# einbinden von verschiedenen synthis in cubase



## surfa (27. Januar 2002)

cubase die erste!
Versuch gerade vergebens einen weiteren synthi in cubase zu integrieren, so daß ich über die cubase oberfläche auf die neuen sounds (bzw. den ganzen synthi)zugreifen kann. Über Geräte(menu Leiste)-vst instrument bekomm ich sie zwar auf eine midi spur bezogen, kann allerdings nichts hören. Hab ich etwas vergessen oder kann das an meiner "billig" soundkarte liegen.(Microsoft GS wavetable "synthi"funktioniert hörbar)
Nett wenn jemand was dazu beitragen kann
Danke

surfa


----------



## Arno (28. Januar 2002)

Hi Surfa!
Ich gehe mal davon aus, dass Du den Synthi ordnungsmäß in das Pluginverzeichnis von Cubase eingeladen hast. 
Nun klickst Du den Button "VST-Instruments" und wählst den installierten Synthi aus.

Im Arrangement klickst Du nun auf eine Midi-Spur z. B. 1 und ziehst 
die Trennlinie der Spuranzeige soweit nach rechts, bis zu das Feld "Ausgang" siehst. 
Hier mußt Du jetzt im aufklappenden Feld den Eintrag Deines Synthis sehen.

Dann müßtest Du Deinen Synthi hören.

Sollte dem nicht so sein überprüf Deine Midieinstellungen, ob die Soundkarte richtig eingestellt ist.


Gruß 


Arno


----------



## surfa (29. Januar 2002)

Danke Arno!

Klappt! Hab leider nun große Latenzzeiten (Verzögerung zwischen Tastendruck und hörbarer Ton). Vielleicht habt Du/Ihr noch ne idee wie ich die Latenzzeit verkürzen kann. (setzt ich die hz Zahl runter erhöht sich meine Verzögerung!?!(welche Logik steckt dahinter?))

Gruß jens


----------



## Arno (29. Januar 2002)

Hi Surfa!

Mit dem Latenzproblem stehst Du nicht alleine da.
Nach der Beschreibung die Du bisher gegeben hast (Wavetable-Synthes) gehe ich mal davon aus, dass Du eine Soundblaster-Karte hast.
Aber ist ja auch egal.
In den Audiooptionen mußt Du nachschauen, welchen Soundtreiber Du in Cubase aktiviert hast.
Der beste Treiber (mit niedriger Latenz) ist der sogenannte Asiotreiber.
Schau mal bei folgender Internetseite vorbei (http://www.kvr-vst.com).
Unter dem Begriff Asio (ganz oben in der Leiste) kannst Du nachschauen, ob es für Deine Karte einen entsprechenden Treiber gibt, den Du installieren kannst. 
Alle anderen mitgelieferten Treiber, egal welche Sounkarte Du hast, sind unbrauchbar, sofern Du mit Synthis Musik machen willst, das Sie bei Wavetablekarten meist eine Latens um 100-400 Millisekunden verursachen.
Wenn Du den neuen Treiber geladen hast, stell ihn in den Audiooptionen ein, unter normalen Umständen müßtest Du in dem darunterliegenden Feld eine Änderung der Millisekundenzeit (Latenz) sehen können.

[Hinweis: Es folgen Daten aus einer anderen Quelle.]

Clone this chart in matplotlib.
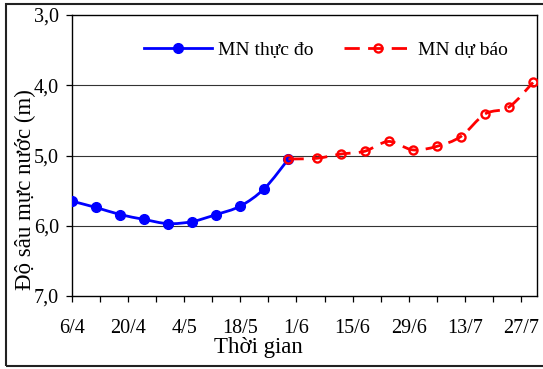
import matplotlib
matplotlib.use("Agg")
import matplotlib.pyplot as plt
import numpy as np
import pandas as pd
from matplotlib.path import Path
from matplotlib.patches import PathPatch, Rectangle
from matplotlib.lines import Line2D

plt.rcParams['font.family'] = ['Liberation Serif', 'DejaVu Serif']

# Observed groundwater depth (m)
observed_dates = ["6/4", "12/4", "18/4", "24/4", "30/4", "6/5", "12/5", "18/5", "24/5", "30/5"]
observed_depth = [5.65, 5.74, 5.84, 5.91, 5.97, 5.94, 5.84, 5.72, 5.47, 5.05]

# Forecast groundwater depth (m)
forecast_dates = ["30/5", "6/6", "12/6", "18/6", "24/6", "30/6", "6/7", "12/7", "18/7", "24/7", "30/7"]
forecast_depth = [5.05, 5.04, 4.98, 4.94, 4.80, 4.92, 4.87, 4.73, 4.41, 4.31, 3.96]

x_tick_labels = ["6/4", "", "20/4", "", "4/5", "", "18/5", "", "1/6", "",
                 "15/6", "", "29/6", "", "13/7", "", "27/7"]
y_ticks = [3.0, 4.0, 5.0, 6.0, 7.0]

YEAR = 2020
START = pd.Timestamp(f"{YEAR}-04-06")


def to_days(labels):
    out = []
    for s in labels:
        d, m = s.split("/")
        out.append((pd.Timestamp(year=YEAR, month=int(m), day=int(d)) - START).days)
    return np.array(out, dtype=float)


def smooth_path(x, y):
    """Cubic Bezier path through the points (Catmull-Rom style smoothing)."""
    x = np.asarray(x, float)
    y = np.asarray(y, float)
    pts = np.column_stack([x, y])
    n = len(pts)
    verts = [pts[0]]
    codes = [Path.MOVETO]
    for i in range(n - 1):
        p0 = pts[i - 1] if i > 0 else pts[i]
        p1 = pts[i]
        p2 = pts[i + 1]
        p3 = pts[i + 2] if i + 2 < n else pts[i + 1]
        c1 = p1 + (p2 - p0) / 6.0
        c2 = p2 - (p3 - p1) / 6.0
        verts += [c1, c2, p2]
        codes += [Path.CURVE4] * 3
    return Path(verts, codes)


fig = plt.figure(figsize=(5.43, 3.69), dpi=100)
ax = fig.add_axes([72 / 543, 73 / 369, 465 / 543, 281 / 369])

xo = to_days(observed_dates)
xf = to_days(forecast_dates)

blue = "#0000FF"
red = "#FF0000"

# observed: smoothed solid line with filled markers
ax.add_patch(PathPatch(smooth_path(xo, observed_depth), fill=False,
                       edgecolor=blue, lw=2.0, zorder=3, capstyle='round'))
ax.plot(xo, observed_depth, linestyle='none', marker='o', ms=7,
        color=blue, zorder=4)

# forecast: smoothed dashed line with open markers
ax.add_patch(PathPatch(smooth_path(xf, forecast_depth), fill=False,
                       edgecolor=red, lw=2.0, linestyle=(0, (5.5, 3)), zorder=5))
ax.plot(xf, forecast_depth, linestyle='none', marker='o', ms=5.8, mew=1.7,
        mfc='none', mec=red, zorder=6)

# axes
ax.set_xlim(0, 116)
ax.set_ylim(7.0, 3.0)
ax.set_yticks(y_ticks)
ax.set_yticklabels([f"{v:.1f}".replace(".", ",") for v in y_ticks])
ax.set_xticks(np.arange(len(x_tick_labels)) * 7)
ax.set_xticklabels(x_tick_labels)
ax.tick_params(axis='both', labelsize=14.5, direction='out', length=4.5,
               width=0.9, color='black')
ax.tick_params(axis='y', pad=5)
ax.tick_params(axis='x', pad=12)

for v in y_ticks[1:-1]:
    ax.axhline(v, color='#333333', lw=0.8, zorder=1)
for sp in ax.spines.values():
    sp.set_linewidth(1.0)
    sp.set_color('black')

ax.set_xlabel("Thời gian", fontsize=16.5)
ax.xaxis.set_label_coords(0.40, -0.183)
ax.xaxis.label.set_va('center')
ax.set_ylabel("Độ sâu mực nước (m)", fontsize=16.5)
ax.yaxis.set_label_coords(-0.100, 0.38)
ax.yaxis.label.set_va('center')

# legend
h_obs = Line2D([], [], color=blue, lw=2.0, marker='o', ms=7)
h_fc = Line2D([], [], color=red, lw=2.0, linestyle=(0, (5.5, 3)), marker='o',
              ms=5.8, mew=1.7, mfc='none', mec=red)
ax.legend([h_obs, h_fc], ["MN thực đo", "MN dự báo"], ncol=2, frameon=False,
          fontsize=14, handlelength=3.5, columnspacing=1.6, handletextpad=0.3,
          loc='center', bbox_to_anchor=(0.546, 0.875))

# outer chart border
fig.patches.append(Rectangle((6 / 543, 3 / 369), 1.0, 362 / 369,
                             transform=fig.transFigure, fill=False,
                             edgecolor='#222222', lw=1.5))

fig.savefig("out.png", dpi=100)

Mit der Einstellung der Herzzahl für Audio hat das nichts zu tun, dass ist einzig und allein ein Treiberproblem Deiner Soundkarte.

Noch was. Auf der KVR-VST-Seite kannst Du mal unter Instrumente nachsehen, da sind unheimlich viele VST-Synthis, die Du kostenlos herunterladen kannst. 

Sofern Du eine Soundkarte von Creative Labs (Soundblaster) hast, sieh doch auch mal unter http://www.come.to/sblive nach, dort erhälts Du auch die neuesten Treiber.

Solltest Du eine ander Karte haben, schau einfach mal auf der Homepage des Herstellers nach, vieleicht erhälst Du dort den passenden Treiber (Hauptsache Asio).

Viel Spaß mit Cubase

Gruß


Arno


----------



## surfa (30. Januar 2002)

Lecker Tips!!!
Dank Dir Arno

Gruß jens


----------